Sorry i was not able to get this to work at all. From the very beginning I could not get the 2 files I had to show up to be combined- All that show up was only the first tab. Not sure if you have a visual step by step approach that might be easier to follow.
Cual es mejor, PowerQuery vs PowerPivot??
I’m trying to combine folder items which have different page ranges - but the exact same column headers - depending on the file. Any thoughts on how to set that up?
Hi Chandoo,
I need to combine some files which are saved in different folders on the network. I was wondering if you can suggest a solution for that. Files will have almost similar structure howevery I cannot move them in the same location.
Appreciate your help.
Kind regards,
ND
How many excel files in a folder can power query combine into one dataset.
I am practicing the given worksheets example that you have provided.
At some point, under applied steps PQ initiate "promoted headers" automatically, If I remove "promoted headers", the "reports" from query pane gets an error.
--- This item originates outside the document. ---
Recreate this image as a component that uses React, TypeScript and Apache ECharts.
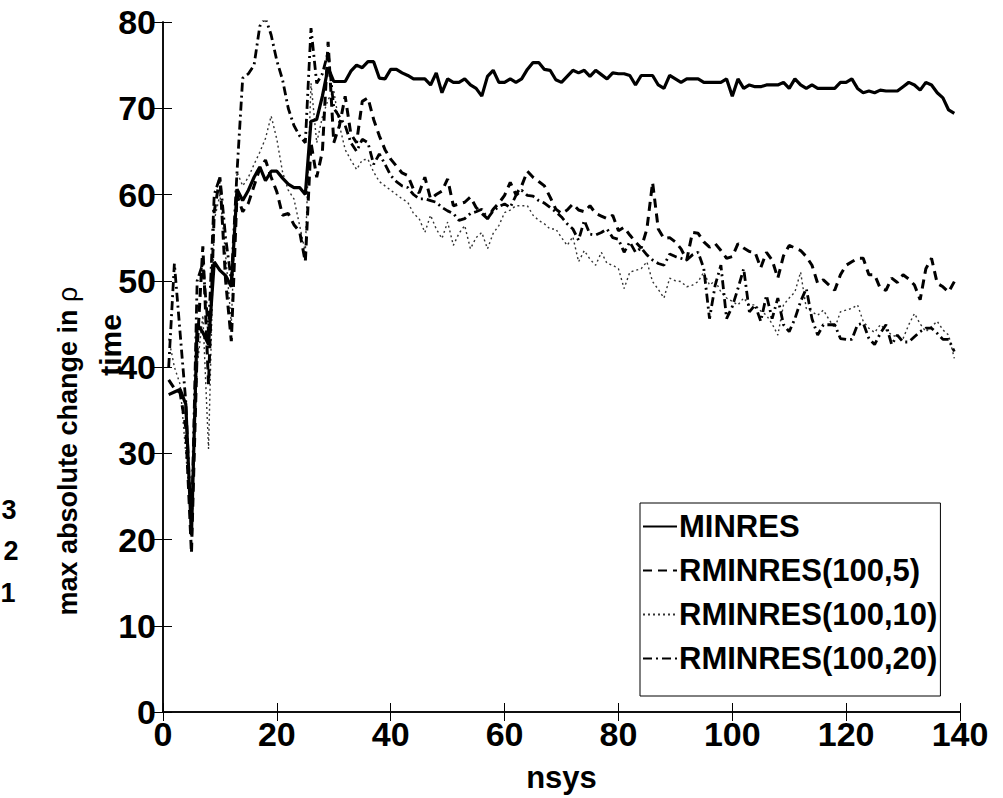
import React, { useEffect, useRef } from "react";
import * as echarts from "echarts";

// nsys index for every run (1..139)
const nsys: number[] = Array.from({ length: 139 }, (_, i) => i + 1);

const minres: number[] = [
  36.8, 37.1, 37.4, 35.7, 20.5, 45.0, 44.0, 42.6, 52.2, 51.2,
  50.6, 49.3, 60.6, 59.3, 60.5, 62.0, 63.2, 61.6, 62.7, 62.7,
  61.9, 61.2, 60.8, 60.8, 60.0, 68.5, 68.7, 71.4, 74.7, 73.1,
  73.1, 73.1, 74.3, 75.0, 74.7, 75.4, 75.4, 73.5, 73.4, 74.5,
  74.5, 74.1, 73.8, 73.4, 73.4, 73.4, 72.7, 74.1, 71.8, 73.4,
  73.0, 73.0, 73.4, 72.7, 72.3, 71.4, 73.7, 74.4, 73.0, 73.0,
  73.4, 73.0, 73.4, 74.5, 75.3, 75.3, 74.5, 74.4, 73.3, 73.0,
  73.7, 74.4, 74.1, 74.4, 73.7, 74.4, 73.9, 73.4, 74.1, 74.0,
  74.0, 73.8, 72.7, 73.8, 73.8, 73.8, 72.7, 72.3, 73.8, 73.4,
  73.0, 73.4, 73.4, 73.4, 73.0, 73.0, 73.0, 73.0, 73.4, 71.4,
  73.4, 72.3, 72.7, 72.5, 72.5, 72.7, 72.7, 72.7, 73.0, 72.3,
  73.4, 72.7, 72.3, 72.7, 72.3, 72.3, 72.3, 72.3, 73.0, 73.0,
  73.4, 72.3, 71.8, 72.0, 71.8, 72.1, 72.0, 72.0, 72.0, 72.5,
  73.0, 72.7, 72.1, 73.0, 72.7, 71.8, 71.2, 69.8, 69.4,
];

const rminres5: number[] = [
  38.5, 37.5, 37.0, 33.0, 18.4, 42.0, 54.0, 38.0, 58.0, 62.0,
  50.0, 43.0, 60.0, 58.0, 59.0, 61.0, 63.0, 64.0, 62.0, 60.3,
  57.6, 57.8, 56.5, 55.7, 52.2, 66.0, 62.0, 65.0, 77.7, 66.0,
  68.0, 71.4, 67.0, 66.0, 70.8, 71.2, 68.7, 66.8, 65.2, 64.1,
  63.3, 62.5, 62.2, 60.6, 60.2, 62.0, 59.5, 60.0, 60.4, 61.8,
  58.7, 58.9, 59.1, 59.7, 58.5, 57.8, 57.2, 58.3, 59.0, 59.9,
  61.4, 60.0, 61.0, 62.7, 62.0, 61.5, 61.0, 59.7, 58.3, 57.8,
  58.2, 58.9, 58.2, 58.0, 58.7, 57.8, 57.5, 57.2, 57.6, 55.8,
  56.2, 55.3, 54.5, 53.8, 56.0, 61.4, 56.0, 54.9, 55.0, 54.5,
  53.7, 52.4, 55.6, 55.5, 54.5, 53.9, 54.3, 53.5, 52.6, 52.8,
  54.3, 53.8, 53.4, 53.3, 51.5, 53.3, 52.4, 50.3, 52.9, 54.1,
  53.8, 53.5, 52.8, 51.8, 49.7, 50.1, 49.5, 48.9, 50.7, 51.8,
  52.2, 52.6, 52.6, 50.7, 50.7, 49.1, 48.9, 50.3, 49.8, 50.7,
  50.2, 49.5, 47.8, 51.4, 52.6, 49.7, 49.3, 48.7, 49.9,
];

const rminres10: number[] = [
  43.3, 40.0, 38.0, 30.0, 22.0, 40.0, 46.0, 30.5, 57.0, 60.0,
  53.0, 45.0, 62.6, 61.0, 62.0, 63.5, 64.9, 66.5, 69.1, 66.4,
  62.6, 60.5, 59.5, 56.4, 53.3, 72.9, 66.0, 69.0, 71.0, 72.0,
  68.0, 65.2, 64.0, 62.9, 64.0, 64.1, 62.6, 61.5, 61.0, 60.5,
  60.0, 59.5, 59.1, 57.8, 57.2, 55.6, 57.6, 56.0, 54.9, 56.8,
  54.1, 55.5, 56.4, 53.7, 55.0, 55.6, 53.7, 55.5, 56.4, 57.9,
  58.2, 58.7, 58.7, 58.7, 57.6, 57.0, 56.6, 56.0, 56.0, 55.0,
  54.1, 55.1, 52.2, 53.5, 52.5, 51.8, 53.3, 52.0, 51.8, 51.4,
  49.1, 51.0, 51.2, 51.4, 52.2, 49.9, 49.0, 48.0, 50.3, 50.0,
  49.9, 49.3, 49.5, 49.9, 51.0, 49.5, 50.0, 48.7, 48.0, 47.6,
  47.2, 48.0, 47.2, 47.2, 46.5, 46.0, 45.0, 43.7, 47.2, 48.0,
  48.7, 51.0, 46.8, 46.4, 46.0, 46.6, 45.5, 44.5, 46.4, 46.6,
  46.8, 47.2, 45.3, 44.5, 44.0, 44.9, 44.3, 43.7, 43.5, 43.3,
  44.9, 46.2, 45.0, 44.1, 44.7, 45.3, 44.3, 43.7, 41.0,
];

const rminres20: number[] = [
  40.0, 52.0, 44.0, 36.0, 21.0, 50.0, 52.0, 44.0, 60.0, 62.0,
  55.0, 50.0, 62.6, 73.5, 74.0, 75.0, 79.5, 80.5, 78.5, 75.5,
  73.3, 70.0, 68.0, 66.8, 66.0, 79.3, 72.9, 74.0, 76.5, 70.0,
  69.0, 68.0, 66.0, 65.0, 66.4, 66.0, 63.5, 64.7, 63.5, 62.2,
  61.5, 61.0, 60.8, 60.0, 59.5, 59.5, 59.3, 59.1, 58.5, 58.1,
  57.8, 57.0, 57.2, 57.8, 58.0, 58.3, 57.2, 58.1, 58.6, 58.9,
  58.5, 59.9, 60.5, 59.9, 59.8, 59.3, 59.0, 58.5, 58.0, 57.4,
  56.6, 56.0, 54.7, 57.0, 55.4, 55.3, 55.6, 56.0, 55.0, 54.8,
  53.3, 54.5, 53.3, 53.8, 53.0, 52.4, 52.0, 51.8, 53.1, 52.8,
  52.6, 52.4, 53.0, 53.3, 51.4, 45.6, 49.5, 51.8, 45.6, 47.0,
  49.1, 51.4, 46.4, 47.2, 45.3, 48.3, 45.6, 48.0, 44.9, 44.1,
  45.6, 47.6, 49.1, 45.6, 43.7, 44.9, 44.9, 44.9, 43.3, 43.2,
  43.2, 44.9, 45.1, 43.3, 42.6, 43.9, 44.9, 42.6, 43.7, 42.9,
  42.9, 43.5, 44.1, 44.5, 44.5, 43.9, 43.2, 43.2, 41.8,
];

const xTicks = { min: 0, max: 140, interval: 20 };
const yTicks = { min: 0, max: 80, interval: 10 };

const FONT = "'Liberation Sans', Arial, Helvetica, sans-serif";

const pairs = (ys: number[]) => ys.map((y, i) => [nsys[i], y]);

export default function App() {
  const ref = useRef<HTMLDivElement>(null);

  useEffect(() => {
    if (!ref.current) return;
    const chart = echarts.init(ref.current, undefined, { renderer: "svg" });

    const axisLine = { show: true, lineStyle: { color: "#000", width: 1.5 } };
    const tickIn = { show: true, inside: true, length: 9, lineStyle: { color: "#000", width: 1 } };
    const tickLabel = {
      color: "#000",
      fontFamily: FONT,
      fontWeight: "bold" as const,
      fontSize: 34,
    };

    chart.setOption({
      animation: false,
      backgroundColor: "#fff",
      grid: { left: 163, right: 43, top: 22, bottom: 82, containLabel: false },
      xAxis: [
        {
          type: "value",
          ...xTicks,
          position: "bottom",
          axisLine,
          axisTick: tickIn,
          splitLine: { show: false },
          axisLabel: { ...tickLabel, margin: 5 },
          name: "nsys",
          nameLocation: "middle",
          nameGap: 50,
          nameTextStyle: { ...tickLabel, fontSize: 31 },
        },
        {
          type: "value",
          ...xTicks,
          position: "top",
          axisLine,
          axisTick: tickIn,
          splitLine: { show: false },
          axisLabel: { show: false },
        },
      ],
      yAxis: [
        {
          type: "value",
          ...yTicks,
          position: "left",
          axisLine,
          axisTick: tickIn,
          splitLine: { show: false },
          axisLabel: { ...tickLabel, margin: 7 },
        },
        {
          type: "value",
          ...yTicks,
          position: "right",
          axisLine,
          axisTick: tickIn,
          splitLine: { show: false },
          axisLabel: { show: false },
        },
      ],
      legend: {
        orient: "vertical",
        left: 640,
        top: 503,
        backgroundColor: "#fff",
        borderColor: "#000",
        borderWidth: 1,
        padding: [8, 3, 22, 2],
        itemWidth: 34,
        itemHeight: 16,
        itemGap: 13,
        itemStyle: { opacity: 0 },
        textStyle: {
          color: "#000",
          fontFamily: FONT,
          fontWeight: "bold",
          fontSize: 31,
          padding: [0, 0, 0, -3],
        },
        data: ["MINRES", "RMINRES(100,5)", "RMINRES(100,10)", "RMINRES(100,20)"],
      },
      graphic: [
        {
          type: "text",
          x: 110,
          y: 345,
          rotation: Math.PI / 2,
          style: {
            text: "time",
            fill: "#000",
            font: `bold 30px ${FONT}`,
            align: "center",
            verticalAlign: "middle",
          },
        },
        {
          type: "text",
          x: 68,
          y: 451,
          rotation: Math.PI / 2,
          style: {
            text: "{b|max absolute change in }{r|ρ}",
            align: "center",
            verticalAlign: "middle",
            rich: {
              b: { fontFamily: FONT, fontWeight: "bold", fontSize: 27, fill: "#000", color: "#000" },
              r: { fontFamily: FONT, fontWeight: "normal", fontSize: 27, fill: "#000", color: "#000" },
            },
          },
        },
        { type: "text", x: 9, y: 510, style: { text: "3", fill: "#000", font: `bold 27px ${FONT}`, align: "center", verticalAlign: "middle" } },
        { type: "text", x: 11, y: 551, style: { text: "2", fill: "#000", font: `bold 27px ${FONT}`, align: "center", verticalAlign: "middle" } },
        { type: "text", x: 8, y: 593, style: { text: "1", fill: "#000", font: `bold 27px ${FONT}`, align: "center", verticalAlign: "middle" } },
      ],
      series: [
        {
          name: "RMINRES(100,10)",
          type: "line",
          data: pairs(rminres10),
          showSymbol: false,
          symbol: "none",
          lineStyle: { color: "#333", width: 1.4, type: [2, 3] },
          itemStyle: { color: "#333" },
          z: 2,
        },
        {
          name: "RMINRES(100,20)",
          type: "line",
          data: pairs(rminres20),
          showSymbol: false,
          symbol: "none",
          lineStyle: { color: "#000", width: 2.8, type: [9, 4, 2, 4] },
          itemStyle: { color: "#000" },
          z: 3,
        },
        {
          name: "RMINRES(100,5)",
          type: "line",
          data: pairs(rminres5),
          showSymbol: false,
          symbol: "none",
          lineStyle: { color: "#000", width: 3, type: [9, 6] },
          itemStyle: { color: "#000" },
          z: 4,
        },
        {
          name: "MINRES",
          type: "line",
          data: pairs(minres),
          showSymbol: false,
          symbol: "none",
          lineStyle: { color: "#000", width: 3.2, type: "solid" },
          itemStyle: { color: "#000" },
          z: 5,
        },
      ],
    });

    return () => chart.dispose();
  }, []);

  return (
    <div
      ref={ref}
      style={{ position: "fixed", left: 0, top: 0, width: 1003, height: 798, background: "#fff" }}
    />
  );
}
It says
Expression.Error: The column 'ACME Inc. Employee Travel Expense Report' of the table wasn't found.
Details:
ACME Inc. Employee Travel Expense Report
I'd love to practice this example, but I can't get very far. I think the problem stems from the very beginning before any steps or transformations have taken place. I can see on your "Combine Files" photo, which shows the sample "travel details" file, that you have two columns (Column1 and Column2), with Acme Inc Employee in row 1.
I don't have that. My sample "travel details" file shows Acme Inc Employee as the column 1 header; the column 2 header is Column2. As soon as I move on to any step that removes Acme Inc Employee as the column 1 header, I get this error message:
Expression.Error: The column 'ACME Inc. Employee Travel Expense Report' of the table wasn't found.
I don't see that type of error addressed in your error list. What would be the solution to this error? Thx.
Hello Chando,
I successfully uploaded my multiple Excel to power query, however, I selected the combine and edit option, and then I clicked on the double down arrow to combine the file. but I can't get the combined file yet. please help me once.